Roethlisberger entered today’s game with 366 passing touchdowns and 56,774 passing yards for his career. He finished the game completing 29 of 41 pass attempts for 311 yards and two touchdowns, leaving him with 368 career passing touchdowns and now 57,085 passing yards.
Both numbers saw him pass Manning, who was the first-overall pick in the 2004 NFL Draft, and who retired after the 2019 season. He is now seventh all-time in passing yards and eighth in passing touchdowns. Aaron Rodgers entered the day with 368 passing touchdowns, but finished his game with two, so remains in front of Big Ben.
Ben Roethlisberger has passed Eli Manning for 7th most career passing yards in NFL history! pic.twitter.com/zxmYQswL4c
— Pittsburgh Steelers (@steelers) September 20, 2020
In fact, four of the seven players in NFL history who have thrown more touchdown passes than him are moving targets. Tom Brady and Drew Brees are well out of reach unless he plans on playing into his 50s, as both have more than 540. Rodgers, as mentioned, now has 370, while Philip Rivers has 399.
The only target he really even has a shot of hitting this year is surpassing Rodgers, but they would likely at best flip-flop back and forth with each other. Ahead of Rivers is Dan Marino with 420 passing touchdowns, an unrealistic milestone for 2020.
In terms of passing yards, that one would be awfully difficult to manage as well, as, again, his next nearest mark is a moving target. Rivers has 59,848 passing yards after today’s game, nearly 3000 yards ahead of Roethlisberger. And Marino’s 61,361 yards are 4276 more than where Roethlisberger is with 14 games to play.
That’s not an impossibility—he has thrown for over 4900 yards in a season twice, including 5129 yards as recently as 2018—but it’s not easy to do. He is currently on pace for 4320 passing yards this season, averaging 270 yards per game over the first two weeks.

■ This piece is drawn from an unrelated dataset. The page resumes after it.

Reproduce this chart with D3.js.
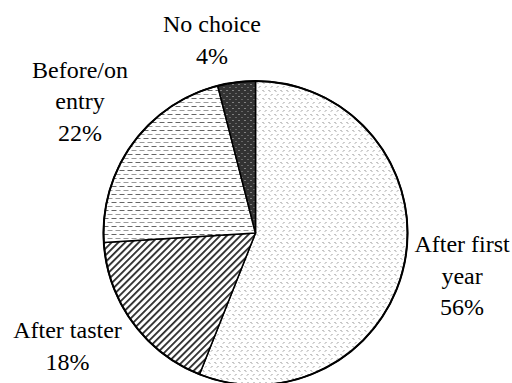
<!DOCTYPE html>
<html>
<head>
<meta charset="utf-8">
<script src="https://cdn.jsdelivr.net/npm/d3@7"></script>
</head>
<body style="margin:0">
<svg id="chart" width="512" height="383"></svg>
<script>
// When students chose their course of study (share of respondents)
const categories = ["After first year", "After taster", "Before/on entry", "No choice"];
const values = [56, 18, 22, 4];
const labelLines = [["After first", "year", "56%"], ["After taster", "18%"], ["Before/on", "entry", "22%"], ["No choice", "4%"]];
const fills = ["url(#dots)", "url(#stripes)", "url(#dashes)", "url(#dark)"];

const cx = 255.5, cy = 233, radius = 152;
const labelRadius = 212;
const lineHeight = 31.7;
// Fine placement of each label block relative to its slice direction
const labelNudge = [[-1.7, 10.9], [-16.5, -3.4], [-4, 1], [-17, 25.1]];

const svg = d3.select("#chart");
const defs = svg.append("defs");

// Light speckle texture
const dots = defs.append("pattern").attr("id", "dots")
  .attr("patternUnits", "userSpaceOnUse").attr("width", 6).attr("height", 8);
dots.append("rect").attr("width", 6).attr("height", 8).attr("fill", "#fff");
dots.append("rect").attr("x", 1).attr("y", 1).attr("width", 1).attr("height", 1).attr("fill", "#888");
dots.append("rect").attr("x", 2).attr("y", 2).attr("width", 1).attr("height", 1).attr("fill", "#aaa");
dots.append("rect").attr("x", 4).attr("y", 5).attr("width", 1).attr("height", 1).attr("fill", "#999");
dots.append("rect").attr("x", 3).attr("y", 6).attr("width", 1).attr("height", 1).attr("fill", "#bbb");

// Diagonal hatching
const stripes = defs.append("pattern").attr("id", "stripes")
  .attr("patternUnits", "userSpaceOnUse").attr("width", 10).attr("height", 4.8)
  .attr("patternTransform", "rotate(-45)");
stripes.append("rect").attr("width", 10).attr("height", 4.8).attr("fill", "#fff");
stripes.append("rect").attr("width", 10).attr("height", 1.8).attr("fill", "#2a2a2a");

// Horizontal dashes
const dashes = defs.append("pattern").attr("id", "dashes")
  .attr("patternUnits", "userSpaceOnUse").attr("width", 8).attr("height", 8);
dashes.append("rect").attr("width", 8).attr("height", 8).attr("fill", "#fff");
dashes.append("rect").attr("x", 0).attr("y", 1).attr("width", 5).attr("height", 1).attr("fill", "#666");
dashes.append("rect").attr("x", 4).attr("y", 5).attr("width", 5).attr("height", 1).attr("fill", "#999");
dashes.append("rect").attr("x", -4).attr("y", 5).attr("width", 5).attr("height", 1).attr("fill", "#999");

// Dark fill with pale specks
const dark = defs.append("pattern").attr("id", "dark")
  .attr("patternUnits", "userSpaceOnUse").attr("width", 6).attr("height", 6);
dark.append("rect").attr("width", 6).attr("height", 6).attr("fill", "#333");
dark.append("rect").attr("x", 1).attr("y", 1).attr("width", 1).attr("height", 1).attr("fill", "#ccc");
dark.append("rect").attr("x", 4).attr("y", 4).attr("width", 1).attr("height", 1).attr("fill", "#999");

const data = categories.map((c, i) => ({ category: c, value: values[i], index: i }));

const pie = d3.pie().sort(null).value(d => d.value).startAngle(0).endAngle(2 * Math.PI);
const arcs = pie(data);

const arc = d3.arc().innerRadius(0).outerRadius(radius);
const labelArc = d3.arc().innerRadius(labelRadius).outerRadius(labelRadius);

const g = svg.append("g").attr("transform", `translate(${cx},${cy})`);

g.selectAll("path.slice")
  .data(arcs)
  .join("path")
  .attr("class", "slice")
  .attr("d", arc)
  .attr("fill", d => fills[d.data.index])
  .attr("stroke", "#000")
  .attr("stroke-width", 1.5)
  .attr("stroke-linejoin", "round");

g.append("circle")
  .attr("r", radius)
  .attr("fill", "none")
  .attr("stroke", "#000")
  .attr("stroke-width", 2);

// One text element per label line, positioned around the slice's mid-angle
const lineItems = [];
arcs.forEach(d => {
  const [x, y] = labelArc.centroid(d);
  const [nx, ny] = labelNudge[d.data.index];
  const lines = labelLines[d.data.index];
  const start = -(lines.length - 1) * lineHeight / 2;
  lines.forEach((text, i) => {
    lineItems.push({ text, x: cx + x + nx, y: cy + y + ny + start + i * lineHeight });
  });
});

svg.selectAll("text.label")
  .data(lineItems)
  .join("text")
  .attr("class", "label")
  .attr("x", d => d.x)
  .attr("y", d => d.y)
  .attr("text-anchor", "middle")
  .attr("font-family", "Liberation Serif")
  .attr("font-size", 24)
  .text(d => d.text);
</script>
</body>
</html>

Needless to say, Roethlisberger has long surpassed Terry Bradshaw in these categories. Bradshaw finished his career with 27,989 passing yards and 212 touchdowns. Big Ben is still closing in on his 210 interceptions, however, now with 192 after the one he threw today (and he nearly threw two).
Kordell Stewart, Neil O’Donnell, and Bubby Brister are the only other quarterbacks with at least 10,000 career passing yards. Stewart’s 70 passing touchdowns are third-most. In other words, outside of Big Ben and Bradshaw, which admittedly accounts for getting near 30 decades over the past 50 years, they haven’t had much under center.